Records with drawing code
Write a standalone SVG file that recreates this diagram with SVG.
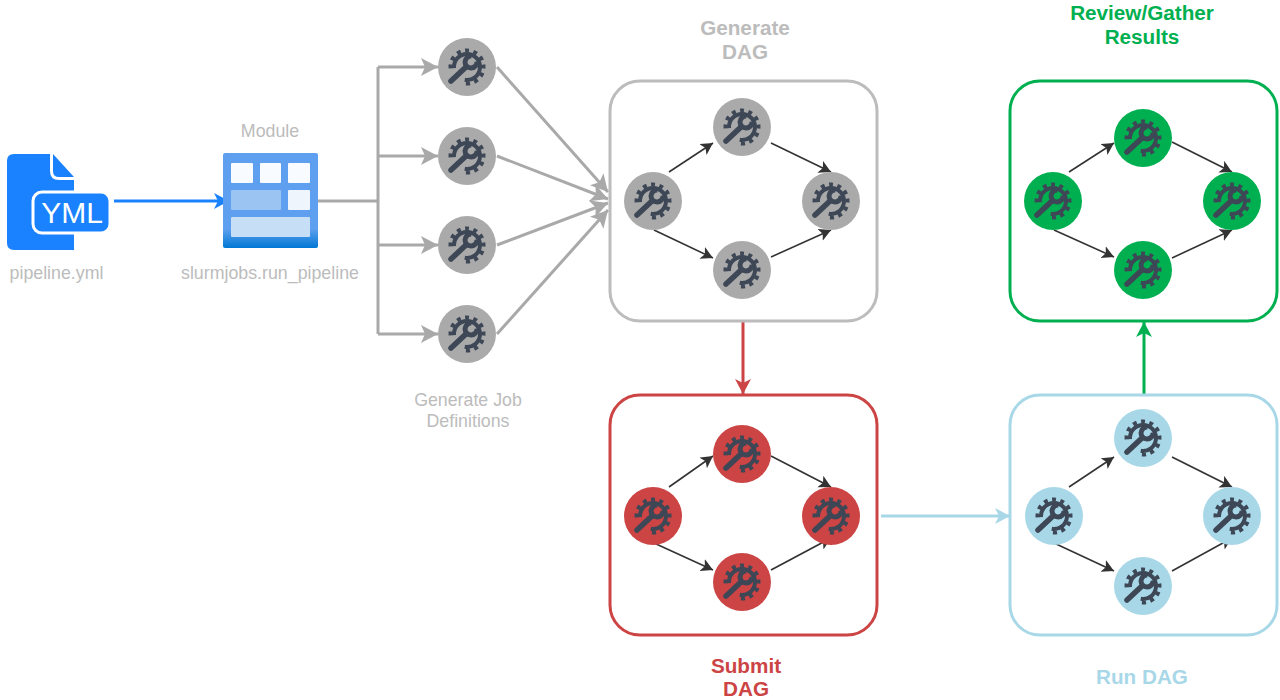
<svg xmlns="http://www.w3.org/2000/svg" width="1280" height="700" viewBox="0 0 1280 700">
<style>
text{font-family:"Liberation Sans",Arial,sans-serif;text-anchor:middle}
.lbl{font-size:17.8px;fill:#bcbcbc}
.ttl{font-size:20.7px;font-weight:bold}
.box{fill:#fff;stroke-width:3}
.k{stroke:#333;stroke-width:1.6;fill:none;marker-end:url(#ak)}
.g{stroke:#a9a9a9;stroke-width:3;fill:none}
.ga{marker-end:url(#ag)}
.gy{fill:#aaaaaa}.rd{fill:#cc4444}.bl{fill:#a8d8e8}.gn{fill:#00b050}
.i1{fill:none;stroke:#3d4756;stroke-width:4}
.i2{fill:none;stroke:#3d4756;stroke-width:4;stroke-dasharray:4 4.400}
.i3{fill:none;stroke:#3d4756;stroke-width:5.500;stroke-linecap:round}
.i4{fill:none;stroke:#3d4756;stroke-width:5}
</style>
<defs>
<marker id="ak" markerUnits="userSpaceOnUse" markerWidth="14" markerHeight="14" refX="12" refY="6.500" orient="auto"><path d="M0 0L12 6.500L0 13L3 6.500Z" fill="#333"/></marker>
<marker id="ag" markerUnits="userSpaceOnUse" markerWidth="20" markerHeight="20" refX="17" refY="9" orient="auto"><path d="M0 0L17 9L0 18L4 9Z" fill="#a9a9a9"/></marker>
<marker id="ar" markerUnits="userSpaceOnUse" markerWidth="18" markerHeight="18" refX="15" refY="8" orient="auto"><path d="M0 0L15 8L0 16L4 8Z" fill="#cc4444"/></marker>
<marker id="ab" markerUnits="userSpaceOnUse" markerWidth="18" markerHeight="18" refX="15" refY="8" orient="auto"><path d="M0 0L15 8L0 16L4 8Z" fill="#a8d8e8"/></marker>
<marker id="agn" markerUnits="userSpaceOnUse" markerWidth="18" markerHeight="18" refX="15" refY="8" orient="auto"><path d="M0 0L15 8L0 16L4 8Z" fill="#00b050"/></marker>
<marker id="af" markerUnits="userSpaceOnUse" markerWidth="18" markerHeight="18" refX="15" refY="8" orient="auto"><path d="M0 0L15 8L0 16L4 8Z" fill="#1a82ff"/></marker>
<linearGradient id="mod" x1="0" y1="0" x2="0" y2="1"><stop offset="0" stop-color="#5ea0ef"/><stop offset="0.8" stop-color="#5ea0ef"/><stop offset="1" stop-color="#0078d4"/></linearGradient>
<g id="ic">
<path class="i1" d="M-12.950 1.130A13 13 0 1 1 -2.260 12.800"/>
<path class="i2" d="M-16.440 1.440A16.500 16.500 0 1 1 -2.870 16.250"/>
<path class="i3" d="M-16 14L-1 0"/>
<path class="i4" d="M4.500 -11A6 6 0 1 0 10 -5.500"/>
</g>
</defs>
<rect width="1280" height="700" fill="#fff"/>
<g id="connectors">
<path class="g" d="M318 201H378M378 67V334"/>
<path class="g ga" d="M378 67H438"/><path class="g ga" d="M378 156H438"/><path class="g ga" d="M378 245H438"/><path class="g ga" d="M378 334H438"/>
<path class="g ga" d="M497 67L608 192"/><path class="g ga" d="M497 156L608 199"/><path class="g ga" d="M497 245L608 203"/><path class="g ga" d="M497 334L608 210"/>
<path d="M114 201H229" stroke="#1a82ff" stroke-width="3" fill="none" marker-end="url(#af)"/>
<path d="M743 322V394" stroke="#cc4444" stroke-width="3" fill="none" marker-end="url(#ar)"/>
<path d="M881 516H1010" stroke="#a8d8e8" stroke-width="3" fill="none" marker-end="url(#ab)"/>
<path d="M1144 394V322" stroke="#00b050" stroke-width="3" fill="none" marker-end="url(#agn)"/>
</g>
<g id="file">
<path d="M7 161Q7 154 14 154H50V171Q50 180 59 180H74V250H14Q7 250 7 243Z" fill="#1a82ff"/>
<path d="M53 154L74 177H59Q53 177 53 171Z" fill="#1a82ff"/>
<rect x="33" y="192" width="77" height="41" rx="9" fill="#1a82ff" stroke="#fff" stroke-width="3"/>
<text x="72" y="223" style="font-size:30px;fill:#fff">YML</text>
<text x="56.500" y="279" class="lbl">pipeline.yml</text>
</g>
<g id="module">
<rect x="223" y="153" width="95" height="95" rx="2" fill="url(#mod)"/>
<rect x="231" y="163" width="22" height="20" rx="1" fill="#f8fbff"/><rect x="260" y="163" width="21" height="20" rx="1" fill="#f8fbff"/><rect x="288" y="163" width="22" height="20" rx="1" fill="#f8fbff"/>
<rect x="231" y="190" width="50" height="20" rx="1" fill="#9cc4f2"/><rect x="288" y="190" width="22" height="20" rx="1" fill="#eef5fd"/>
<rect x="231" y="217" width="79" height="20" rx="1" fill="#c6dff6"/>
<text x="270" y="137" class="lbl">Module</text>
<text x="270" y="279" class="lbl">slurmjobs.run_pipeline</text>
</g>
<g id="jobs">
<g class="gy"><circle cx="467" cy="67" r="29"/><use href="#ic" x="467" y="67"/></g>
<g class="gy"><circle cx="467" cy="156" r="29"/><use href="#ic" x="467" y="156"/></g>
<g class="gy"><circle cx="467" cy="245" r="29"/><use href="#ic" x="467" y="245"/></g>
<g class="gy"><circle cx="467" cy="334" r="29"/><use href="#ic" x="467" y="334"/></g>
<text class="lbl" x="468" y="406">Generate Job</text><text class="lbl" x="468" y="427">Definitions</text>
</g>
<g id="generate-dag">
<rect class="box" x="610" y="81" width="267" height="240" rx="30" stroke="#bcbcbc"/>
<text class="ttl" x="745" y="35" fill="#bcbcbc">Generate</text><text class="ttl" x="745" y="59" fill="#bcbcbc">DAG</text>
<path class="k" d="M669 172L713 143"/><path class="k" d="M771 143L831 172"/><path class="k" d="M654 230L713 258"/><path class="k" d="M771 257L831 230"/>
<g class="gy"><circle cx="653" cy="201" r="29"/><circle cx="742" cy="127" r="29"/><circle cx="831" cy="201" r="29"/><circle cx="742" cy="270" r="29"/></g>
<use href="#ic" x="653" y="201"/><use href="#ic" x="742" y="127"/><use href="#ic" x="831" y="201"/><use href="#ic" x="742" y="270"/>
</g>
<g id="submit-dag">
<rect class="box" x="610" y="395" width="267" height="240" rx="30" stroke="#cc4444"/>
<text class="ttl" x="746" y="673" fill="#cc4444">Submit</text><text class="ttl" x="746" y="696" fill="#cc4444">DAG</text>
<path class="k" d="M669 487L713 456"/><path class="k" d="M771 456L831 487"/><path class="k" d="M654 543L713 570"/><path class="k" d="M771 570L831 538"/>
<g class="rd"><circle cx="653" cy="516" r="29"/><circle cx="742" cy="454" r="29"/><circle cx="831" cy="516" r="29"/><circle cx="742" cy="582" r="29"/></g>
<use href="#ic" x="653" y="516"/><use href="#ic" x="742" y="454"/><use href="#ic" x="831" y="516"/><use href="#ic" x="742" y="582"/>
</g>
<g id="run-dag">
<rect class="box" x="1010" y="395" width="267" height="240" rx="30" stroke="#a8d8e8"/>
<text class="ttl" x="1142" y="684" fill="#a8d8e8">Run DAG</text>
<path class="k" d="M1069 487L1114 457"/><path class="k" d="M1172 457L1232 487"/><path class="k" d="M1054 543L1114 571"/><path class="k" d="M1172 571L1232 538"/>
<g class="bl"><circle cx="1054" cy="516" r="29"/><circle cx="1143" cy="438" r="29"/><circle cx="1232" cy="516" r="29"/><circle cx="1143" cy="586" r="29"/></g>
<use href="#ic" x="1054" y="516"/><use href="#ic" x="1143" y="438"/><use href="#ic" x="1232" y="516"/><use href="#ic" x="1143" y="586"/>
</g>
<g id="review-dag">
<rect class="box" x="1010" y="81" width="267" height="240" rx="30" stroke="#00b050"/>
<text class="ttl" x="1142" y="20" fill="#00b050">Review/Gather</text><text class="ttl" x="1142" y="44" fill="#00b050">Results</text>
<path class="k" d="M1069 172L1114 143"/><path class="k" d="M1172 142L1232 172"/><path class="k" d="M1054 230L1114 257"/><path class="k" d="M1172 258L1232 230"/>
<g class="gn"><circle cx="1053" cy="201" r="29"/><circle cx="1143" cy="138" r="29"/><circle cx="1232" cy="201" r="29"/><circle cx="1143" cy="270" r="29"/></g>
<use href="#ic" x="1053" y="201"/><use href="#ic" x="1143" y="138"/><use href="#ic" x="1232" y="201"/><use href="#ic" x="1143" y="270"/>
</g>
</svg>
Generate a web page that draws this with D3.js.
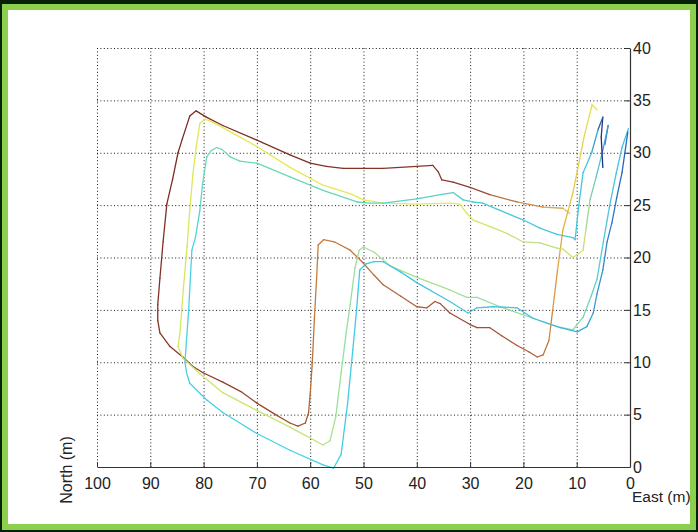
<!DOCTYPE html>
<html>
<head>
<meta charset="utf-8">
<script src="https://cdn.jsdelivr.net/npm/d3@7"></script>
<style>
	html, body { margin:0; padding:0; background:#062106; }
	svg { display:block; }
</style>
</head>
<body>
<div id="chart"></div>
<script>
"use strict";

// tick values
var eastTicks  = [100, 90, 80, 70, 60, 50, 40, 30, 20, 10, 0];
var northTicks = [0, 5, 10, 15, 20, 25, 30, 35, 40];

// runs, [east, north] in metres
var runA = [
	[11.3,24.2],[12.6,24.7],[16.3,24.8],[21.2,25.3],[26.3,26.0],[30.0,26.7],[33.2,27.2],[35.3,27.4],
	[36.0,28.2],[37.0,28.8],[40.0,28.7],[46.3,28.5],[50.0,28.5],[53.8,28.5],[57.0,28.7],[60.0,29.0],
	[63.8,29.8],[70.0,31.2],[76.4,32.6],[79.5,33.4],[81.4,34.0],[82.6,33.5],[84.0,31.3],[84.8,30.0],
	[85.8,27.5],[86.9,25.1],[87.6,21.5],[88.2,18.0],[88.6,15.5],[88.6,14.0],[88.2,12.8],[86.3,11.5],
	[83.9,10.5],[82.0,9.6],[80.1,9.0],[76.4,8.1],[73.0,7.2],[70.0,6.1],[66.5,5.0],[63.8,4.2],
	[62.3,3.9],[60.9,4.2],[60.3,5.2],[60.0,7.0],[59.6,10.0],[59.2,14.3],[58.8,18.0],[58.5,21.2],
	[57.5,21.7],[55.5,21.5],[52.5,20.7],[50.1,19.5],[48.0,18.3],[46.3,17.4],[43.0,16.3],[40.0,15.3],
	[38.1,15.2],[36.6,15.8],[35.6,15.6],[33.8,14.7],[30.0,13.6],[28.7,13.3],[26.3,13.3],[24.0,12.5],
	[21.2,11.6],[19.0,11.0],[17.4,10.5],[16.3,10.7],[15.2,12.1],[14.5,15.0],[13.6,18.8],[12.6,22.6],
	[11.6,24.5],[10.7,26.2],[9.6,29.0],[8.5,31.8],[7.1,34.6],[6.2,34.1]
];

var runB = [
	[4.7,30.8],[4.1,32.6],[5.2,30.0],[6.4,27.6],[7.5,25.5],[8.3,22.6],[8.8,20.7],[10.7,20.0],
	[12.6,20.8],[13.7,20.9],[16.9,21.4],[20.1,21.5],[23.1,22.3],[26.0,22.9],[29.5,23.6],[30.6,24.2],
	[31.9,25.1],[33.8,25.2],[40.0,25.1],[46.3,25.2],[50.0,25.5],[52.5,26.1],[57.6,26.9],[63.8,28.6],
	[70.0,30.6],[76.4,32.4],[78.6,33.0],[79.8,33.2],[80.7,32.8],[81.4,30.5],[82.0,28.0],[82.6,24.5],
	[83.1,21.0],[83.8,17.0],[84.4,13.0],[84.8,11.5],[83.9,10.4],[80.7,8.9],[76.4,7.1],[70.0,5.4],
	[63.8,3.8],[57.6,2.1],[56.3,2.5],[55.2,4.8],[54.2,9.0],[53.2,13.0],[52.5,15.5],[51.6,19.0],
	[50.8,20.7],[50.0,21.0],[48.0,20.5],[45.0,19.2],[40.0,18.1],[33.8,16.9],[30.6,16.2],[28.7,16.2],
	[24.4,15.3],[18.2,14.2],[13.7,13.4],[10.7,13.1],[8.8,14.3],[7.3,16.3],[6.2,17.9],[5.0,21.5],
	[3.8,25.0],[2.6,28.0],[1.5,30.5],[0.3,32.3]
];

var runC = [
	[5.1,28.6],[5.4,31.5],[5.1,33.4],[6.0,32.2],[7.2,30.0],[8.8,28.1],[9.6,25.0],[10.3,21.7],
	[10.7,21.9],[13.7,22.2],[16.9,22.8],[20.1,23.6],[24.4,24.5],[27.6,25.2],[29.5,25.3],[31.3,25.5],
	[33.2,26.2],[35.6,26.0],[40.0,25.6],[46.3,25.2],[48.8,25.2],[51.2,25.3],[57.6,26.4],[63.8,27.7],
	[70.0,29.0],[73.2,29.2],[75.0,29.6],[76.5,30.3],[77.5,30.5],[78.6,30.2],[79.4,29.6],[80.2,27.0],
	[80.7,24.5],[81.5,22.0],[82.2,20.7],[82.8,15.0],[83.5,10.0],[83.2,9.0],[82.6,8.0],[79.4,6.4],
	[76.4,5.2],[70.0,3.2],[63.8,1.6],[57.6,0.2],[55.6,-0.1],[54.2,1.2],[53.0,6.0],[52.0,11.2],
	[51.3,15.0],[50.7,18.8],[49.5,19.4],[48.0,19.6],[46.3,19.6],[43.0,18.6],[40.0,17.6],[33.8,15.8],
	[30.4,14.7],[28.7,15.2],[25.7,15.3],[21.2,15.2],[18.2,14.2],[13.1,13.3],[9.9,12.9],[8.1,13.4],
	[6.9,14.7],[6.2,16.5],[5.1,18.8],[4.3,21.5],[3.4,23.3],[2.5,25.7],[1.5,28.1],[0.4,32.0]
];

var runs = [runA, runB, runC];

// colour stops along each run: [point index, colour]
var runColours = [
	[[0,"#e8d060"],[3,"#c88048"],[5,"#8c3a2a"],[22,"#7a2a22"],[33,"#8a3a2a"],[41,"#a8582e"],
	 [46,"#c88038"],[50,"#c07840"],[60,"#9a4a38"],[66,"#b0603a"],[70,"#e0a040"],[73,"#e8c848"],[77,"#e8e850"]],
	[[0,"#3050b0"],[2,"#40c0e0"],[6,"#e0e060"],[10,"#b8e088"],[16,"#e8e850"],[26,"#e6e850"],
	 [40,"#c8e470"],[44,"#90e0a0"],[52,"#a8e090"],[59,"#88dca8"],[63,"#50c8d8"],[67,"#40c0e0"]],
	[[0,"#1a2a80"],[2,"#203c98"],[4,"#40c8e0"],[12,"#48c8d8"],[22,"#68d8b8"],[30,"#70dcb0"],
	 [33,"#50d0e0"],[45,"#40d0e8"],[50,"#40c8e0"],[60,"#48c0e0"],[65,"#3898d0"],[70,"#2468c0"],[73,"#3070c0"]]
];

var W = 698, H = 532;
var plotLeft = 97, plotRight = 630, plotTop = 48, plotBottom = 467;

var svg = d3.select("#chart")
			.append("svg")
			.attr("width", W)
			.attr("height", H);

// frame
svg.append("rect")
	.attr("x", 0).attr("y", 0)
	.attr("width", W).attr("height", H)
	.style("fill", "#062106");

svg.append("rect")
	.attr("x", 2).attr("y", 4)
	.attr("width", W - 4).attr("height", H - 6)
	.style("fill", "#8ccf4c");

svg.append("rect")
	.attr("x", 8).attr("y", 10)
	.attr("width", W - 16).attr("height", H - 18)
	.style("fill", "white");

var x = d3.scaleLinear().domain([100, 0]).range([plotLeft, plotRight]);
var y = d3.scaleLinear().domain([0, 40]).range([plotBottom, plotTop]);

// dotted grid
var grid = svg.append("g").attr("class", "grid");

grid.selectAll("line.vg")
	.data(eastTicks.filter(function(d){return d !== 0}))
	.enter()
	.append("line")
	.attr("class", "vg")
	.attr("x1", function(d){return x(d) + 0.5})
	.attr("x2", function(d){return x(d) + 0.5})
	.attr("y1", y(40))
	.attr("y2", y(0))
	.style("stroke", "#1a1a1a")
	.style("stroke-width", 1)
	.style("stroke-dasharray", "1,2.4");

grid.selectAll("line.hg")
	.data(northTicks.filter(function(d){return d !== 0}))
	.enter()
	.append("line")
	.attr("class", "hg")
	.attr("x1", x(100))
	.attr("x2", x(0))
	.attr("y1", function(d){return y(d) + 0.5})
	.attr("y2", function(d){return y(d) + 0.5})
	.style("stroke", "#1a1a1a")
	.style("stroke-width", 1)
	.style("stroke-dasharray", "1,2.4");

// runs, drawn segment by segment so the colour can drift along the path
var runLayer = svg.append("g").attr("class", "runs");

runs.forEach(function(pts, r){
	var stops = runColours[r];
	var colourAt = function(t){
		for (var k = 0; k < stops.length - 1; k++){
			if (t <= stops[k+1][0]){
				var span = stops[k+1][0] - stops[k][0];
				var f = span ? (t - stops[k][0]) / span : 0;
				return d3.interpolateRgb(stops[k][1], stops[k+1][1])(Math.max(0, Math.min(1, f)));
			}
		}
		return stops[stops.length-1][1];
	};
	var segs = d3.pairs(pts);
	runLayer.selectAll("line.r" + r)
		.data(segs)
		.enter()
		.append("line")
		.attr("class", "r" + r)
		.attr("x1", function(d){return x(d[0][0])})
		.attr("y1", function(d){return y(d[0][1])})
		.attr("x2", function(d){return x(d[1][0])})
		.attr("y2", function(d){return y(d[1][1])})
		.style("stroke", function(d,i){return colourAt(i + 0.5)})
		.style("stroke-width", 1.3)
		.style("stroke-linecap", "round");
});

// axes
var xAxis = d3.axisBottom(x)
				.tickValues(eastTicks)
				.tickSizeInner(-5)
				.tickSizeOuter(0)
				.tickPadding(11);

var yAxis = d3.axisRight(y)
				.tickValues(northTicks)
				.tickSizeInner(-5)
				.tickSizeOuter(0)
				.tickPadding(3);

var gx = svg.append("g")
			.attr("transform", "translate(0," + plotBottom + ")")
			.call(xAxis);

var gy = svg.append("g")
			.attr("transform", "translate(" + plotRight + ",0)")
			.call(yAxis);

[gx, gy].forEach(function(g){
	g.selectAll("path.domain").style("stroke", "#333").style("stroke-width", 1.2);
	g.selectAll(".tick line").style("stroke", "#333");
	g.selectAll("text")
		.style("font-family", "'Liberation Sans', Arial, sans-serif")
		.style("font-size", "16px")
		.style("fill", "#222");
});

// the "0" east label sits just above this one, as in the original
svg.append("text")
	.attr("x", 632)
	.attr("y", 502)
	.style("font-family", "'Liberation Sans', Arial, sans-serif")
	.style("font-size", "15.5px")
	.style("fill", "#222")
	.text("East (m)");

svg.append("text")
	.attr("transform", "translate(72,470) rotate(-90)")
	.attr("text-anchor", "middle")
	.style("font-family", "'Liberation Sans', Arial, sans-serif")
	.style("font-size", "16px")
	.style("fill", "#222")
	.text("North (m)");
</script>
</body>
</html>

● **WHAT YOU HAVE TO DO**
Nothing but the lines above, starting at the line that contains "Generate a web" and ending at the line that contains "30, 35, 40];", should be given again, exactly and without the pictures.

● **REPLY TO THE EXERCISE**
Generate a web page that draws this with D3.js.
<!DOCTYPE html>
<html>
<head>
<meta charset="utf-8">
<script src="https://cdn.jsdelivr.net/npm/d3@7"></script>
<style>
	html, body { margin:0; padding:0; background:#062106; }
	svg { display:block; }
</style>
</head>
<body>
<div id="chart"></div>
<script>
"use strict";

// tick values
var eastTicks  = [100, 90, 80, 70, 60, 50, 40, 30, 20, 10, 0];
var northTicks = [0, 5, 10, 15, 20, 25, 30, 35, 40];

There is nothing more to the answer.